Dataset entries
--- Begin ---

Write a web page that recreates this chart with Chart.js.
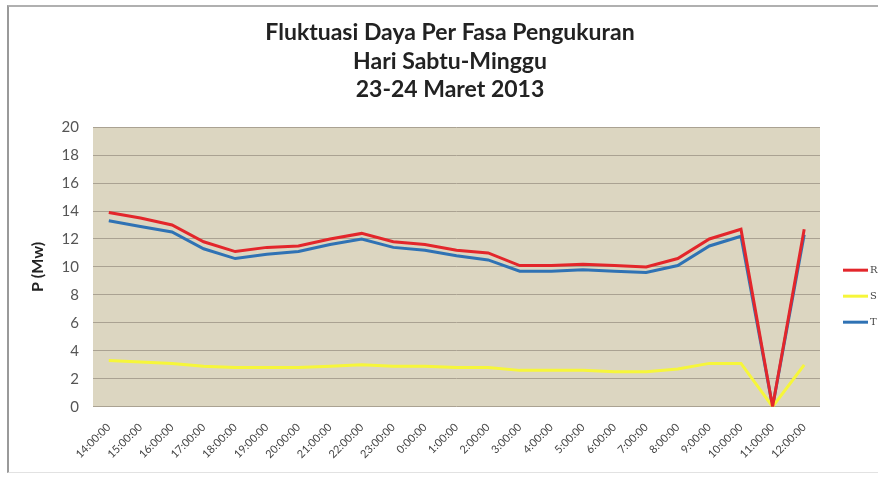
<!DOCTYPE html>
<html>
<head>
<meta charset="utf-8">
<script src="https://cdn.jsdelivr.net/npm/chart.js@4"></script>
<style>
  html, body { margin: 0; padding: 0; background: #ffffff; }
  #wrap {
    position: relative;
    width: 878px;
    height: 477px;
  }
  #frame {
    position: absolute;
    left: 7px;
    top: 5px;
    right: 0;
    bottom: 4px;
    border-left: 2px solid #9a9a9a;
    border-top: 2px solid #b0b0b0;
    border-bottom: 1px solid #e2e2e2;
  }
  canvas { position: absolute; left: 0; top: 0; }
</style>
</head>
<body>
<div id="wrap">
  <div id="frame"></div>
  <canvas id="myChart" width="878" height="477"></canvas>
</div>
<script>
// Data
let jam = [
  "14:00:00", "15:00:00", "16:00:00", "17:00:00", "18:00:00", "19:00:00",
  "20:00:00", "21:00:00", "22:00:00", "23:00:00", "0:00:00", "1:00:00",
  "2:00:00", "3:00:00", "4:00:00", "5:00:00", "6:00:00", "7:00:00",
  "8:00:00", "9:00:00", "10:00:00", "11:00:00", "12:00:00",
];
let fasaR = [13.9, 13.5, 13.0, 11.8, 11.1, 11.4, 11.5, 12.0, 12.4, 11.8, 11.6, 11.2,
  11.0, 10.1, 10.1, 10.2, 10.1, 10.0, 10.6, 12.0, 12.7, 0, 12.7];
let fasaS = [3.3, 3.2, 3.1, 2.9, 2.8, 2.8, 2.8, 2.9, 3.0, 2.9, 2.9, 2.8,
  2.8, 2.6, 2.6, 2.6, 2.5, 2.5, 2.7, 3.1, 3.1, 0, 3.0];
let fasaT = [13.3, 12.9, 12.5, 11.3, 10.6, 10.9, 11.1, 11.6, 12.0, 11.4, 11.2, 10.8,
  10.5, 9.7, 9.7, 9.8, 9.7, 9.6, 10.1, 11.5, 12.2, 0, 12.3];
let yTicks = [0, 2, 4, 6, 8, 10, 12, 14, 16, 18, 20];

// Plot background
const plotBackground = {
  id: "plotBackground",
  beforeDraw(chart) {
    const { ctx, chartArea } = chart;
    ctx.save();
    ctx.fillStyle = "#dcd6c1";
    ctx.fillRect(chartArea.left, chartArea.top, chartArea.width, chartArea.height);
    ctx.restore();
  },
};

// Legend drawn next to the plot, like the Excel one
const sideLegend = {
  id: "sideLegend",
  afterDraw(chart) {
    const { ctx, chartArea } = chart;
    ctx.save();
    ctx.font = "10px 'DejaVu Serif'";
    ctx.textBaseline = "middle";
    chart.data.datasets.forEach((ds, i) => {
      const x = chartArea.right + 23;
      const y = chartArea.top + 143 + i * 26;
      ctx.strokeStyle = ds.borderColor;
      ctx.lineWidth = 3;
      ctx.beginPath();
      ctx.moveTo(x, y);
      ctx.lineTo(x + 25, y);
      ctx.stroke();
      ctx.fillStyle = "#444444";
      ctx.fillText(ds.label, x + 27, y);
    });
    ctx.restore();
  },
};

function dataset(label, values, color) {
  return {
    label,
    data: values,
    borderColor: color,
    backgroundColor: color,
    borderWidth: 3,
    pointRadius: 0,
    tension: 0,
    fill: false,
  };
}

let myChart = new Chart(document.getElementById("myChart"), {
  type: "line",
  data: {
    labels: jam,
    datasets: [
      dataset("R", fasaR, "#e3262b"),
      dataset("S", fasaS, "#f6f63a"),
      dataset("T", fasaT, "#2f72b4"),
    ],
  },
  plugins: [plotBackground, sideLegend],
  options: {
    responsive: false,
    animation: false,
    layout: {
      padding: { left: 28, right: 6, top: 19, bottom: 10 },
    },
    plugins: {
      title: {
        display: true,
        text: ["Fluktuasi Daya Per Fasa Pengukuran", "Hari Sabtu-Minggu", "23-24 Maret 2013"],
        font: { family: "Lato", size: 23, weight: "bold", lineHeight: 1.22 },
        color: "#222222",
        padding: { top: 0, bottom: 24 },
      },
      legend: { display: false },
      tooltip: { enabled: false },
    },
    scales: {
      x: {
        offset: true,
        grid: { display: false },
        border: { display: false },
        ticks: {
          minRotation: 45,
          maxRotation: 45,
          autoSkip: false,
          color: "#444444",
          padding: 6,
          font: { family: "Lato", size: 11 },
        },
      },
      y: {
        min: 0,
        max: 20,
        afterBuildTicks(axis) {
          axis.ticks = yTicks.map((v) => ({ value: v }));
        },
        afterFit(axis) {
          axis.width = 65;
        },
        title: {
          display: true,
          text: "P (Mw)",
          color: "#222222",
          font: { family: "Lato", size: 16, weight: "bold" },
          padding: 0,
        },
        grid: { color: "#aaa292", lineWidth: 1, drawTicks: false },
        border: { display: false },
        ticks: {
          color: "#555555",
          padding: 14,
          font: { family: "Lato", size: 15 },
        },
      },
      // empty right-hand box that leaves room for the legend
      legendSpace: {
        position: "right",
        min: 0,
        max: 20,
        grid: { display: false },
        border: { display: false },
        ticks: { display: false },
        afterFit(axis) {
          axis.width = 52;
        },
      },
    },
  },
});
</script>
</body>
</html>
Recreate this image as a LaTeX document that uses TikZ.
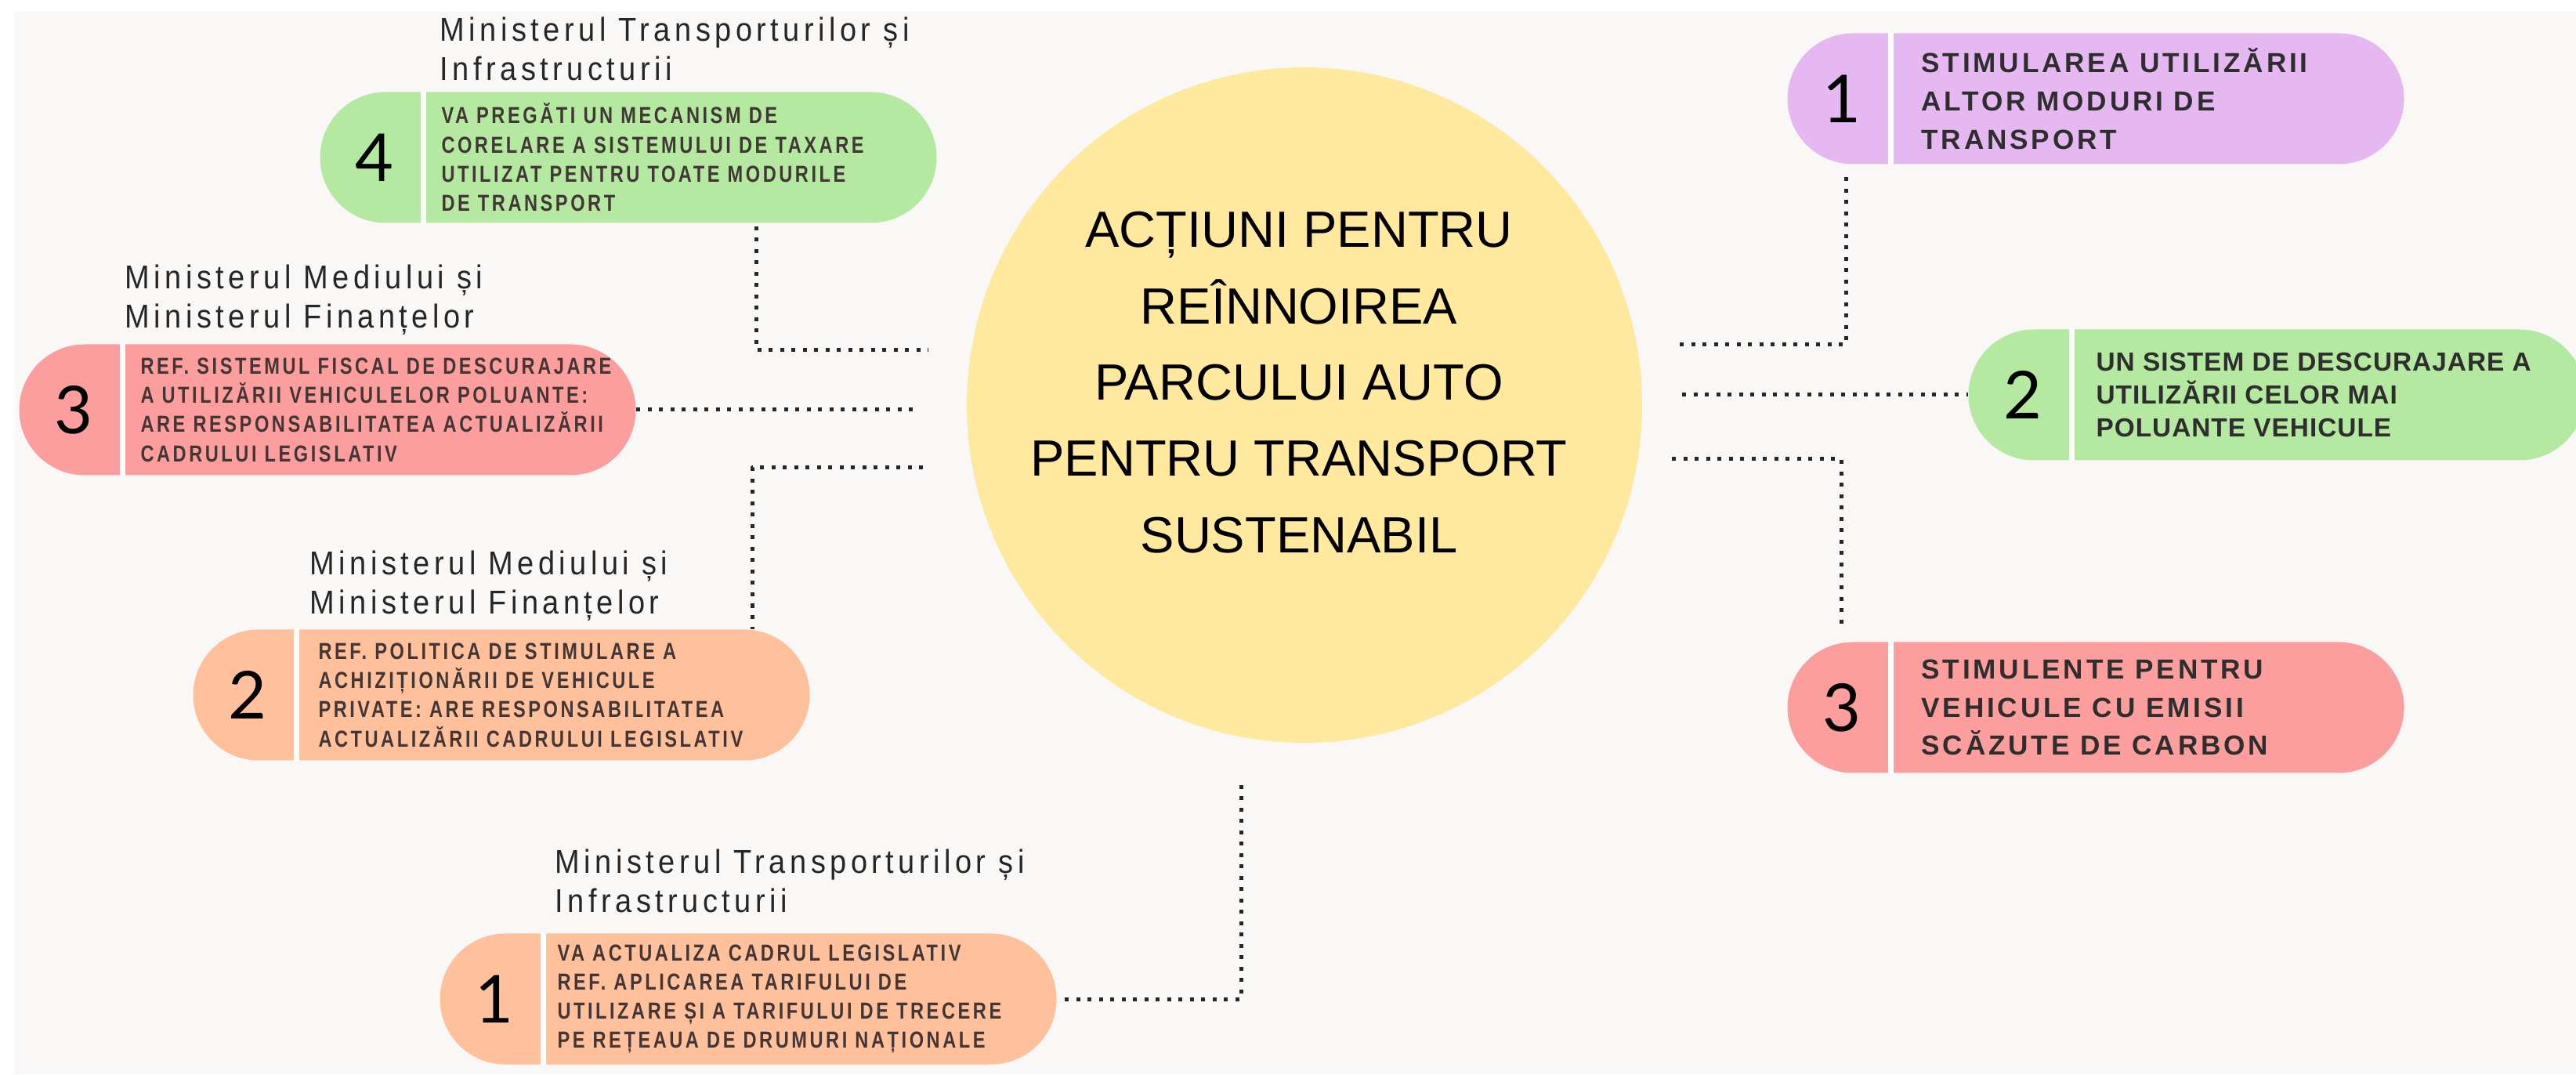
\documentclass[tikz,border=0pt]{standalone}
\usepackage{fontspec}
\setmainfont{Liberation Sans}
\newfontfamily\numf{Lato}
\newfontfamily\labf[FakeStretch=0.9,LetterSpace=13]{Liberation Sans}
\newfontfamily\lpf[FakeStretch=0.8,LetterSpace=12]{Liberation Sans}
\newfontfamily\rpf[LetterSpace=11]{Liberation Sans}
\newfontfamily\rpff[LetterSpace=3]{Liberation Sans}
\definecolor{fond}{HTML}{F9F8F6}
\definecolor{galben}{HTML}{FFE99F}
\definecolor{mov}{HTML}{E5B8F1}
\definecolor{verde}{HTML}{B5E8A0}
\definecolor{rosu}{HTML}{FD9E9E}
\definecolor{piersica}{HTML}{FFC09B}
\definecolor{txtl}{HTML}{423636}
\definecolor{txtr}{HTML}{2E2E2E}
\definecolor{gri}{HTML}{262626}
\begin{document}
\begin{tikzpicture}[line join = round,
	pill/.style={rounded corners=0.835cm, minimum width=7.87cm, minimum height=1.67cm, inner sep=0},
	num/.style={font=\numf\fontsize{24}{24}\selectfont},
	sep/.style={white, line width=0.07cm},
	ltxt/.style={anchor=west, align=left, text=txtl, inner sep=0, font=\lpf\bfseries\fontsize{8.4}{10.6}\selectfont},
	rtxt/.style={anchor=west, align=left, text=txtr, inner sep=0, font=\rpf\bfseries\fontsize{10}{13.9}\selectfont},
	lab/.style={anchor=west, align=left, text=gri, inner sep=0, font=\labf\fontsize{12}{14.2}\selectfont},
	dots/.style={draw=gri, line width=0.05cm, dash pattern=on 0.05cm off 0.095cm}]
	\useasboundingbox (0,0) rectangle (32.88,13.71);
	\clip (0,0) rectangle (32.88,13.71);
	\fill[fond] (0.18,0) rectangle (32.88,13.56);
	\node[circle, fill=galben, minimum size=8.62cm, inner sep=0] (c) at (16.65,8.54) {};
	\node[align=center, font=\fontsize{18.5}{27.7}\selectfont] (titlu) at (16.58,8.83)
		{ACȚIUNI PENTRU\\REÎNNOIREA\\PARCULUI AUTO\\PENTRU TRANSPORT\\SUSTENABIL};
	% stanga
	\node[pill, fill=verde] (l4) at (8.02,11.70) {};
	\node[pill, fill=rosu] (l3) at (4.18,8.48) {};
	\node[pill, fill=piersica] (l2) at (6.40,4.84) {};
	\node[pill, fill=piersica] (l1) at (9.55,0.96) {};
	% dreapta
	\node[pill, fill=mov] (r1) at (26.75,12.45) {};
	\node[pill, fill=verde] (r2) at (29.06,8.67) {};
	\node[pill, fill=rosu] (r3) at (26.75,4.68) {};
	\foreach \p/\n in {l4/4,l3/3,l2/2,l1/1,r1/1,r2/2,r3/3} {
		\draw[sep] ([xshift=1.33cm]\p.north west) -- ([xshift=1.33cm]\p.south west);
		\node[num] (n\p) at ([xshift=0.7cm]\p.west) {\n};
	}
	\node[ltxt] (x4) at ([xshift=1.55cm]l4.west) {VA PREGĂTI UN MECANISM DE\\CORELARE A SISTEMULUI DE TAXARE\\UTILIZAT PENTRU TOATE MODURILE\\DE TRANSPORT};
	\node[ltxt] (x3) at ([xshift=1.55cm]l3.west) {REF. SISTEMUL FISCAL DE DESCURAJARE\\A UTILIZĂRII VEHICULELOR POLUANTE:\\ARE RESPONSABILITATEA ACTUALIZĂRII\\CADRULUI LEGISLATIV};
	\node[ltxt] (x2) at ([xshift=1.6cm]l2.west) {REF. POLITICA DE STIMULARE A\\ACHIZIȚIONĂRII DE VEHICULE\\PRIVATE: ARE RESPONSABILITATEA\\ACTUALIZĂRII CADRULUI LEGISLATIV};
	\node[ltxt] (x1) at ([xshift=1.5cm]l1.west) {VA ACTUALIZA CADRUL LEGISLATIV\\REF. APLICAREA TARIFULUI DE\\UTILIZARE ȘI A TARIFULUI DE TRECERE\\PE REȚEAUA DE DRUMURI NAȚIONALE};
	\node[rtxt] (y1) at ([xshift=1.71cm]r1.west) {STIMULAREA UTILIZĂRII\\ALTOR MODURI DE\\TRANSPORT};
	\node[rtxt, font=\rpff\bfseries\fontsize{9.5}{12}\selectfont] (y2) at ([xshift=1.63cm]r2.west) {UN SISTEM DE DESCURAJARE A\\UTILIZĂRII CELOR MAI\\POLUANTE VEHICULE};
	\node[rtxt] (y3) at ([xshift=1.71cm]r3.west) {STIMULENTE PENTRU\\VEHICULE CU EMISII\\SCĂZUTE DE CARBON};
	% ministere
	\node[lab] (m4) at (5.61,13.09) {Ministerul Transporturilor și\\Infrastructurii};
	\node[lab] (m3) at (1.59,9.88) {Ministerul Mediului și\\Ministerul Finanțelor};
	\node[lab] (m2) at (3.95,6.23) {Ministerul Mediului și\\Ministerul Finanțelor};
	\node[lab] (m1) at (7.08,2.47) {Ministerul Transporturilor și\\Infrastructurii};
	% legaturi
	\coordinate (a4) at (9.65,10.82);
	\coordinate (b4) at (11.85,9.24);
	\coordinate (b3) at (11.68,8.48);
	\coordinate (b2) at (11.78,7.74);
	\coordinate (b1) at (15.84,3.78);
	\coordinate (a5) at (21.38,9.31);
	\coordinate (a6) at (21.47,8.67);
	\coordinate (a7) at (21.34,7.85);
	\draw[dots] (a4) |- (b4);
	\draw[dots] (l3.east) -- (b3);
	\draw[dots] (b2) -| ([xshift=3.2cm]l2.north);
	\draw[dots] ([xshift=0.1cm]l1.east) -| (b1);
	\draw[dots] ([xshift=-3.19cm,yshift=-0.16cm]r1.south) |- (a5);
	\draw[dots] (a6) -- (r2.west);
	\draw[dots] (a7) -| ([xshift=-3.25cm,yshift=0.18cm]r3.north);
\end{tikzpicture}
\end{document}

--- End ---

INSTRUCTIONS FOR THE TASK: Only lines with the word "this" are wanted, so copy each one from the records.

COMPLETE OUTPUT:
Write a web page that recreates this chart with Chart.js.
Recreate this image as a LaTeX document that uses TikZ.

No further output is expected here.